Sir Philip Sidney 1554-1586

Handsome and talented, Sir Philip Sidney was accepted in his time as the archetypal Elizabethan courtier-poet. The son of Sir Henry Sidney, lord deputy of Ireland, and the nephew of Robert Dudley, Elizabeth I’s favorite, with Philip II of Spain standing as his godfather, Philip Sidney was born into a wealthy and highly favored courtier family. Sidney was educated at Shrewsbury School, where he met his lifelong friend Fulke Greville and at Oxford, where he befriended such future figures of prominence as William Camden, Richard Hakluyt, Walter Raleigh, and Edmund Campion.
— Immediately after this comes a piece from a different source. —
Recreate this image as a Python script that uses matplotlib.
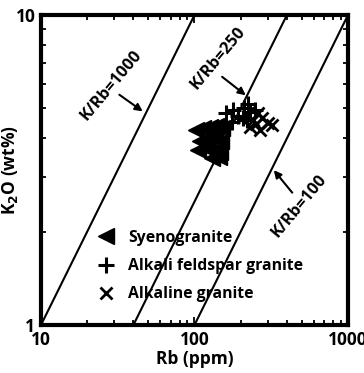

In 1572, Sidney witnessed the Saint Bartholomew Massacre in Paris while on a tour of Europe to further his education. In 1577, at age 22, he was sent on a diplomatic mission to Germany. A strong Protestant, he fell into disfavor in 1579 when he advised the queen to forego her proposed marriage to Francis Valois, the Catholic Duke of Alençon. Temporarily deprived of an official post, Sidney turned to literature. He had already defended his father’s Irish policies in Discourse on Irish Affairs (1577) and had written a play, The Lady of May, which was presented to Elizabeth in 1578. In the early 1580s, he began writing a prose romance entitled Arcadia, which influenced many later writers, including William Shakespeare, and the first English sonnet cycle, Astrophel and Stella, which expressed his passion for Penelope Rich (“Stella”), Lady Rich, daughter of Walter Devereux, Earl of Essex. Wishing to make English literature as vigorous as continental writing, Sidney became the head of a circle of poets and writers that included Greville, Gabriel Harvey, and Edmund Spenser, who dedicated his Shepheardes Calendar (1579) to Sidney. In his Defense of Poesie (1595), Sidney set standards for the new English literature he envisioned.

Sidney also became interested in American exploration through his friendship with John Dee. He invested in the voyages of Sir Martin Frobisher and was about to set sail with Sir Francis Drake in 1585 when Elizabeth named him governor of Flushing, one of the Dutch cautionary towns. In September 1586, he was mortally wounded leading a charge against the Spanish during Leicester’s Netherlands expedition. Matching the tenor of his life, the heroic manner of his death caused great sorrow and elicited written tributes from nearly every poet in England.